▸ Supplied data:
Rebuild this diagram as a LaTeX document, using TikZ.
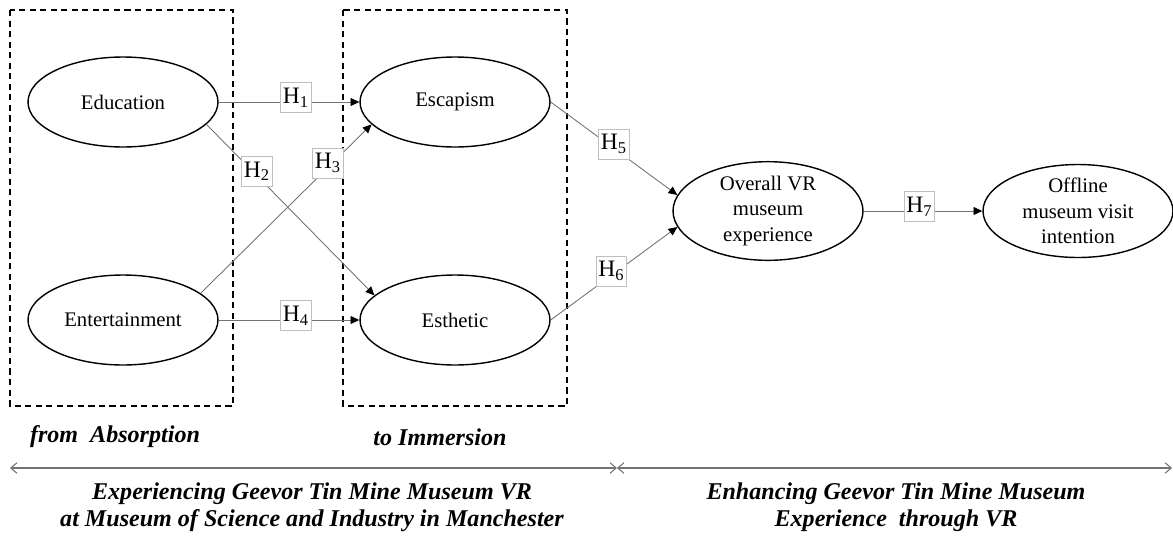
\documentclass[tikz,border=0pt]{standalone}
\usepackage{fontspec}
\setmainfont{Liberation Serif}
\usepackage{tikz}
\usetikzlibrary{arrows.meta, shapes.geometric, positioning}

\begin{document}
\begin{tikzpicture}[x=0.02cm, y=-0.02cm,
    construct/.style={ellipse, draw, line width=0.8pt, minimum width=3.8cm, minimum height=1.8cm,
        inner sep=0pt, align=center, font=\fontsize{11.8}{14.5}\selectfont},
    zone/.style={draw, line width=0.8pt, dash pattern=on 3.5pt off 2.5pt},
    link/.style={draw=black!55, line width=0.5pt, -{Triangle[length=5pt, width=4.5pt, color=black]}},
    hyp/.style={draw=black!25, fill=white, inner xsep=1.2pt, inner ysep=3pt, anchor=base, yshift=-0.8pt,
        font=\fontsize{13.4}{13.4}\selectfont},
    caption/.style={align=center, font=\fontsize{13.7}{15.3}\selectfont\bfseries\itshape},
    dimline/.style={draw=black!55, line width=0.6pt,
        {Straight Barb[length=3.5pt, width=6pt]}-{Straight Barb[length=3.5pt, width=6pt]}}
]
    \useasboundingbox (0,0) rectangle (1173,538);

    % Zones
    \draw[zone] (10,10) rectangle (233,406);
    \draw[zone] (343,10) rectangle (567,406);

    % Constructs
    \node[construct] (edu) at (123,102) {Education};
    \node[construct] (ent) at (123,320) {Entertainment};
    \node[construct] (esc) at (455,102) {Escapism};
    \node[construct] (esth) at (455,320) {Esthetic};
    \node[construct] (overall) at (768,211) {Overall VR\\museum\\experience};
    \node[construct] (offline) at (1078,211) {Offline\\museum visit\\intention};

    % Hypotheses
    \draw[link] (edu.east) -- node[hyp, pos=0.55] {H\textsubscript{1}} (esc.west);
    \draw[link] (edu.-15) -- node[hyp, pos=0.3] {H\textsubscript{2}} (esth.163);
    \draw[link] (ent.19) -- node[hyp, pos=0.745] {H\textsubscript{3}} (esc.195);
    \draw[link] (ent.east) -- node[hyp, pos=0.55] {H\textsubscript{4}} (esth.west);
    \draw[link] (esc.east) -- node[hyp, pos=0.5] {H\textsubscript{5}} (overall.170);
    \draw[link] (esth.east) -- node[hyp, pos=0.48] {H\textsubscript{6}} (overall.190);
    \draw[link] (overall.east) -- node[hyp, pos=0.47] {H\textsubscript{7}} (offline.west);

    % Zone titles
    \node[caption] (absorb) at (115,437) {from~~Absorption};
    \node[caption] (immerse) at (440,437) {to Immersion};

    % Dimension line
    \coordinate (dimL) at (10,468);
    \coordinate (dimM) at (617,468);
    \coordinate (dimR) at (1172,468);
    \draw[dimline] (dimL) -- (dimM);
    \draw[dimline] (dimM) -- (dimR);

    % Stage titles
    \node[caption] (stageA) at (312,507) {Experiencing Geevor Tin Mine Museum VR\\at Museum of Science and Industry in Manchester};
    \node[caption] (stageB) at (896,507) {Enhancing Geevor Tin Mine Museum\\Experience~~through VR};
\end{tikzpicture}
\end{document}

▸ Exercise instructions: Repeat only the lines between the start of the data and the line with "(343,10) rectangle (567,406);", including those two lines, and skip the pictures.

▸ Solved exercise:
Rebuild this diagram as a LaTeX document, using TikZ.
\documentclass[tikz,border=0pt]{standalone}
\usepackage{fontspec}
\setmainfont{Liberation Serif}
\usepackage{tikz}
\usetikzlibrary{arrows.meta, shapes.geometric, positioning}

\begin{document}
\begin{tikzpicture}[x=0.02cm, y=-0.02cm,
    construct/.style={ellipse, draw, line width=0.8pt, minimum width=3.8cm, minimum height=1.8cm,
        inner sep=0pt, align=center, font=\fontsize{11.8}{14.5}\selectfont},
    zone/.style={draw, line width=0.8pt, dash pattern=on 3.5pt off 2.5pt},
    link/.style={draw=black!55, line width=0.5pt, -{Triangle[length=5pt, width=4.5pt, color=black]}},
    hyp/.style={draw=black!25, fill=white, inner xsep=1.2pt, inner ysep=3pt, anchor=base, yshift=-0.8pt,
        font=\fontsize{13.4}{13.4}\selectfont},
    caption/.style={align=center, font=\fontsize{13.7}{15.3}\selectfont\bfseries\itshape},
    dimline/.style={draw=black!55, line width=0.6pt,
        {Straight Barb[length=3.5pt, width=6pt]}-{Straight Barb[length=3.5pt, width=6pt]}}
]
    \useasboundingbox (0,0) rectangle (1173,538);

    % Zones
    \draw[zone] (10,10) rectangle (233,406);
    \draw[zone] (343,10) rectangle (567,406);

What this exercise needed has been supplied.